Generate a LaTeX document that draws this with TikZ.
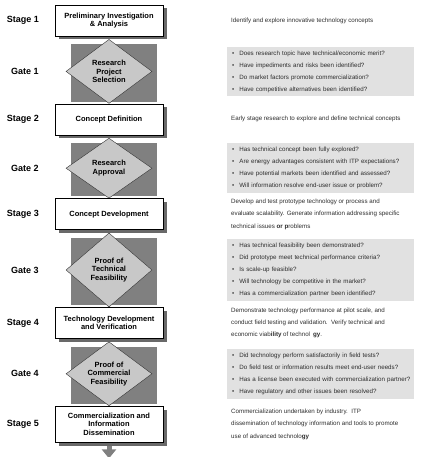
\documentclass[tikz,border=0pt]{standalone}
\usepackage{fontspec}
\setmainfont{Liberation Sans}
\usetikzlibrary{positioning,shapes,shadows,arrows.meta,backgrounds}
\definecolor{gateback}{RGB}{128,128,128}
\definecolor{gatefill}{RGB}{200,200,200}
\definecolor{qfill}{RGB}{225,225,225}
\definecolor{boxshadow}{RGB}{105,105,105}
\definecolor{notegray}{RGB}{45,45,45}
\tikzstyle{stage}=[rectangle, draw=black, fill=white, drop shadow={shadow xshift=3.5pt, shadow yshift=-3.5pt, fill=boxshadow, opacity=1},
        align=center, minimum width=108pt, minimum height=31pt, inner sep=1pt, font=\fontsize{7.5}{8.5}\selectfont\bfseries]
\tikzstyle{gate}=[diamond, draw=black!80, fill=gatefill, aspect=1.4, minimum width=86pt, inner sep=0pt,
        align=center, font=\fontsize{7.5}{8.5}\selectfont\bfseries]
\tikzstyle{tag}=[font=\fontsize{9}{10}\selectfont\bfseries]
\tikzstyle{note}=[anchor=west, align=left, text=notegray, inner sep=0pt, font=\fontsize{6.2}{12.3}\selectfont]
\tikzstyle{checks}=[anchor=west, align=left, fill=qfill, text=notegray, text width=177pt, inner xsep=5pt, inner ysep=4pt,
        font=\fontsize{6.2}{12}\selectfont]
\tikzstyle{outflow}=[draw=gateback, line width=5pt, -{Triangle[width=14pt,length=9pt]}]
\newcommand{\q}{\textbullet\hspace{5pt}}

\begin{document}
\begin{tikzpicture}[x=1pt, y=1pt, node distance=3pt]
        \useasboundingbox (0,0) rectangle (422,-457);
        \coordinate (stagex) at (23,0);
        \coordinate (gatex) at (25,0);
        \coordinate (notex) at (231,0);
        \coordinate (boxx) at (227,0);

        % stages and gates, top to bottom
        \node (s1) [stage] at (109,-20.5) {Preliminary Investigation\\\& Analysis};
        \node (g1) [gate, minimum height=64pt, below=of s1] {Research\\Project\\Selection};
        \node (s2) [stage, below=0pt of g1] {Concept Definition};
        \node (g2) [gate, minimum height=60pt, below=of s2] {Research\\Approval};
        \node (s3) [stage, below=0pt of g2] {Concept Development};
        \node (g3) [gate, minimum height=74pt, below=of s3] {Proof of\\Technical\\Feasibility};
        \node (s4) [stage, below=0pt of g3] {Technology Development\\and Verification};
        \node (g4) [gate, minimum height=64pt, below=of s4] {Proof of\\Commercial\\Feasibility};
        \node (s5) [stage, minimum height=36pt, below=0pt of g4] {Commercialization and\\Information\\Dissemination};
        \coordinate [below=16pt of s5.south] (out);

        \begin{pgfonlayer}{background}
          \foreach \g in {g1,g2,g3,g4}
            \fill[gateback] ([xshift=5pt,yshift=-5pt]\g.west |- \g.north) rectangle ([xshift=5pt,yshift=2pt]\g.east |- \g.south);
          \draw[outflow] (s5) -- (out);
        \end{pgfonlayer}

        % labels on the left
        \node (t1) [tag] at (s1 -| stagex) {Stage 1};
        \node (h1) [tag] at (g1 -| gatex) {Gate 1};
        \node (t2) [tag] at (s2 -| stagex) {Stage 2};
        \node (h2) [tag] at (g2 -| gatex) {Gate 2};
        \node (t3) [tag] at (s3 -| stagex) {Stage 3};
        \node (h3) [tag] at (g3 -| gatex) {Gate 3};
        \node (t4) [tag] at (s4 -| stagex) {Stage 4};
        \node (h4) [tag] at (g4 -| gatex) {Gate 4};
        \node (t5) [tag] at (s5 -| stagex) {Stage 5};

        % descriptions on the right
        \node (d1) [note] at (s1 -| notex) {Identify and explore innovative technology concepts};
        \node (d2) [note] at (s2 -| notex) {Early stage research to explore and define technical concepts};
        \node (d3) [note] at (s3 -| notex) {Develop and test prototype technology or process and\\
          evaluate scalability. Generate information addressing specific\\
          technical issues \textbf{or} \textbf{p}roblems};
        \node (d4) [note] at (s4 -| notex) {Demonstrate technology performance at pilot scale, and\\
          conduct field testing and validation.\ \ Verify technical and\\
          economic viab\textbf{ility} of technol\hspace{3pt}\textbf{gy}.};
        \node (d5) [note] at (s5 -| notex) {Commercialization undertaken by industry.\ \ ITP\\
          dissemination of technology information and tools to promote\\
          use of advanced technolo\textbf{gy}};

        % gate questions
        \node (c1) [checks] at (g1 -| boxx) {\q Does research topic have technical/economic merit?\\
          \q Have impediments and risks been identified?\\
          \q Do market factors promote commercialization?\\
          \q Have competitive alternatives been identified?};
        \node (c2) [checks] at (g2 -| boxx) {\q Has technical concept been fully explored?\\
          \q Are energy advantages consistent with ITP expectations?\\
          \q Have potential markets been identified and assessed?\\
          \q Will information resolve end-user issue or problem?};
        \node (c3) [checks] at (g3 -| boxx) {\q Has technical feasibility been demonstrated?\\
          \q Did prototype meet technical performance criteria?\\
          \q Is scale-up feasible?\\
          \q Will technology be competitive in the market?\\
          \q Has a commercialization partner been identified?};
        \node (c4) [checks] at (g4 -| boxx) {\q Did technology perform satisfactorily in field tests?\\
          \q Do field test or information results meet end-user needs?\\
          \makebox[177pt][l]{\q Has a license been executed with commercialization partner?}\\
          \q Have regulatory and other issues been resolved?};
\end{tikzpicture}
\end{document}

EXERCISE TASK
Copy out all of the material exactly as written, without its pictures.

CORRECT ANSWER
Generate a LaTeX document that draws this with TikZ.
\documentclass[tikz,border=0pt]{standalone}
\usepackage{fontspec}
\setmainfont{Liberation Sans}
\usetikzlibrary{positioning,shapes,shadows,arrows.meta,backgrounds}
\definecolor{gateback}{RGB}{128,128,128}
\definecolor{gatefill}{RGB}{200,200,200}
\definecolor{qfill}{RGB}{225,225,225}
\definecolor{boxshadow}{RGB}{105,105,105}
\definecolor{notegray}{RGB}{45,45,45}
\tikzstyle{stage}=[rectangle, draw=black, fill=white, drop shadow={shadow xshift=3.5pt, shadow yshift=-3.5pt, fill=boxshadow, opacity=1},
        align=center, minimum width=108pt, minimum height=31pt, inner sep=1pt, font=\fontsize{7.5}{8.5}\selectfont\bfseries]
\tikzstyle{gate}=[diamond, draw=black!80, fill=gatefill, aspect=1.4, minimum width=86pt, inner sep=0pt,
        align=center, font=\fontsize{7.5}{8.5}\selectfont\bfseries]
\tikzstyle{tag}=[font=\fontsize{9}{10}\selectfont\bfseries]
\tikzstyle{note}=[anchor=west, align=left, text=notegray, inner sep=0pt, font=\fontsize{6.2}{12.3}\selectfont]
\tikzstyle{checks}=[anchor=west, align=left, fill=qfill, text=notegray, text width=177pt, inner xsep=5pt, inner ysep=4pt,
        font=\fontsize{6.2}{12}\selectfont]
\tikzstyle{outflow}=[draw=gateback, line width=5pt, -{Triangle[width=14pt,length=9pt]}]
\newcommand{\q}{\textbullet\hspace{5pt}}

\begin{document}
\begin{tikzpicture}[x=1pt, y=1pt, node distance=3pt]
        \useasboundingbox (0,0) rectangle (422,-457);
        \coordinate (stagex) at (23,0);
        \coordinate (gatex) at (25,0);
        \coordinate (notex) at (231,0);
        \coordinate (boxx) at (227,0);

        % stages and gates, top to bottom
        \node (s1) [stage] at (109,-20.5) {Preliminary Investigation\\\& Analysis};
        \node (g1) [gate, minimum height=64pt, below=of s1] {Research\\Project\\Selection};
        \node (s2) [stage, below=0pt of g1] {Concept Definition};
        \node (g2) [gate, minimum height=60pt, below=of s2] {Research\\Approval};
        \node (s3) [stage, below=0pt of g2] {Concept Development};
        \node (g3) [gate, minimum height=74pt, below=of s3] {Proof of\\Technical\\Feasibility};
        \node (s4) [stage, below=0pt of g3] {Technology Development\\and Verification};
        \node (g4) [gate, minimum height=64pt, below=of s4] {Proof of\\Commercial\\Feasibility};
        \node (s5) [stage, minimum height=36pt, below=0pt of g4] {Commercialization and\\Information\\Dissemination};
        \coordinate [below=16pt of s5.south] (out);

        \begin{pgfonlayer}{background}
          \foreach \g in {g1,g2,g3,g4}
            \fill[gateback] ([xshift=5pt,yshift=-5pt]\g.west |- \g.north) rectangle ([xshift=5pt,yshift=2pt]\g.east |- \g.south);
          \draw[outflow] (s5) -- (out);
        \end{pgfonlayer}

        % labels on the left
        \node (t1) [tag] at (s1 -| stagex) {Stage 1};
        \node (h1) [tag] at (g1 -| gatex) {Gate 1};
        \node (t2) [tag] at (s2 -| stagex) {Stage 2};
        \node (h2) [tag] at (g2 -| gatex) {Gate 2};
        \node (t3) [tag] at (s3 -| stagex) {Stage 3};
        \node (h3) [tag] at (g3 -| gatex) {Gate 3};
        \node (t4) [tag] at (s4 -| stagex) {Stage 4};
        \node (h4) [tag] at (g4 -| gatex) {Gate 4};
        \node (t5) [tag] at (s5 -| stagex) {Stage 5};

        % descriptions on the right
        \node (d1) [note] at (s1 -| notex) {Identify and explore innovative technology concepts};
        \node (d2) [note] at (s2 -| notex) {Early stage research to explore and define technical concepts};
        \node (d3) [note] at (s3 -| notex) {Develop and test prototype technology or process and\\
          evaluate scalability. Generate information addressing specific\\
          technical issues \textbf{or} \textbf{p}roblems};
        \node (d4) [note] at (s4 -| notex) {Demonstrate technology performance at pilot scale, and\\
          conduct field testing and validation.\ \ Verify technical and\\
          economic viab\textbf{ility} of technol\hspace{3pt}\textbf{gy}.};
        \node (d5) [note] at (s5 -| notex) {Commercialization undertaken by industry.\ \ ITP\\
          dissemination of technology information and tools to promote\\
          use of advanced technolo\textbf{gy}};

        % gate questions
        \node (c1) [checks] at (g1 -| boxx) {\q Does research topic have technical/economic merit?\\
          \q Have impediments and risks been identified?\\
          \q Do market factors promote commercialization?\\
          \q Have competitive alternatives been identified?};
        \node (c2) [checks] at (g2 -| boxx) {\q Has technical concept been fully explored?\\
          \q Are energy advantages consistent with ITP expectations?\\
          \q Have potential markets been identified and assessed?\\
          \q Will information resolve end-user issue or problem?};
        \node (c3) [checks] at (g3 -| boxx) {\q Has technical feasibility been demonstrated?\\
          \q Did prototype meet technical performance criteria?\\
          \q Is scale-up feasible?\\
          \q Will technology be competitive in the market?\\
          \q Has a commercialization partner been identified?};
        \node (c4) [checks] at (g4 -| boxx) {\q Did technology perform satisfactorily in field tests?\\
          \q Do field test or information results meet end-user needs?\\
          \makebox[177pt][l]{\q Has a license been executed with commercialization partner?}\\
          \q Have regulatory and other issues been resolved?};
\end{tikzpicture}
\end{document}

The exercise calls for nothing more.